Mark Armstrong remembers being molded by three coaches as an aspiring athlete growing up in Millinocket.
Two of them were his Little League baseball coach, the late Jim R. DiFrederico, and Stearns High School head football coach Roger Geren.
The third was head baseball coach and football assistant Carl DiFrederico, who died Sunday in Millinocket at age 73 after a long illness.
“Carl, [Jim R. DiFrederico’s nephew], was always someone you could talk to. He was more like a father figure out there. He guided us,” said Armstrong, a three-sport standout at Stearns who graduated in 1975 and went on to earn a baseball scholarship at the University of Maine.
Carl DiFrederico, a longtime coach and business teacher at Stearns, was always fair with his players, recalled Armstrong, who lives in California and works for a nonprofit organization.
“When practices started each season, we’d always have 2 feet of snow on the ground and would have to practice in the gym, but Carl always had these new training techniques to try and made it fun,” Armstrong said. “I enjoyed playing for him. He always had the respect of his players.”
DiFrederico’s love of sports probably started on the streets and fields of Little Italy, a residential area in Millinocket, recalled his cousin Jim M. DiFrederico.
“In those days, after you got your chores done, it was time to have some pickup games. I think Carl, too, looked up to my dad, [Jim R. DiFrederico], as someone involved in sports,” DiFrederico said, adding that his cousin went on to play football, basketball and baseball at Stearns.

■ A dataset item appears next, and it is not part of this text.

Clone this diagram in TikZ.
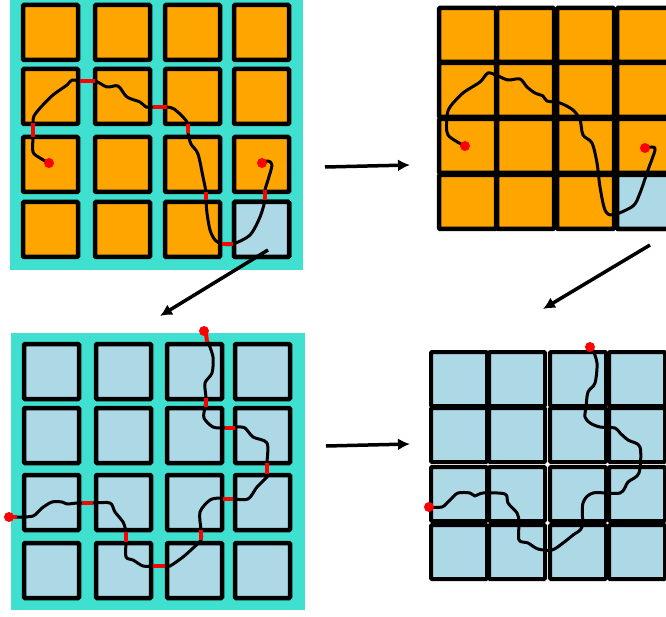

DiFrederico remembers his cousin as being a very methodical coach and a student of the game, but it was his ability to understand his players that stood out.
“He was just a real good coach to play for because he was kind of a players’ coach,” he said. “He knew when he had to get on people, but he had a good way about doing it. He had high expectations. He wanted his players to succeed.”
Those expectations also were passed on to his younger cousin, DiFrederico recalled, saying it was a little harder, not easier, to play for a member of his family.
“I remember him telling me then and years after that he didn’t want anyone to think he was playing favorites and or anything of that sort. He always demanded that people play the best that they could,” he said adding that Carl DiFrederico also relished family time with his wife of 48 years, Barbara, and their two children, Louis and Darcy, and grandchildren, Jack DiFrederico, Molly, Eva, and Lilah Blythman.
Carl DiFrederico guided the Stearns baseball team in two different stints from 1970 to 1997 and led the team to a regional runner-up finish in the early 1970s and then to a Class B state title in 1975 when the Minutemen beat Cape Elizabeth 4-3 in 11 innings, a memory that still vividly stands out for Armstrong, especially since he was able to share it with his brother, Hale, the team’s third-base coach.
“That was a big thing for Hale to be the third base coach. He had cerebral palsy, but Carl never looked at him like that. He was his third base coach, and that was it,” Armstrong said.
DiFrederico, who earned a bachelor’s degree at Husson in Bangor and then a master’s degree at the University of Maine, enjoyed a 40-year career in education, starting at Schenck High School in East Millinocket (1966-69) and then at Stearns until he retired in 2006.
He also contributed to the success of the Stearns football program where he assisted with the defensive secondary, running backs and quarterbacks while helping the program win four states titles during his tenure from 1972-97.
After a grueling freshman year of football, Armstrong wanted to quit the program, but DiFrederico persuaded him to not give up and to give a new, incoming coach a chance.
That coach was Geren, who guided Stearns to the state title in 1974 with Armstrong as one of the team’s star running backs, a position DiFrederico recommended Armstrong change to from quarterback.
“That was one of the best things that ever happened to me,” Armstrong said.
A wake will be held for DiFrederico 9-10:30 a.m. Saturday at Lamson Funeral Home in Millinocket, followed by a mass at 11 a.m. at St. Martin of Tours Catholic Church.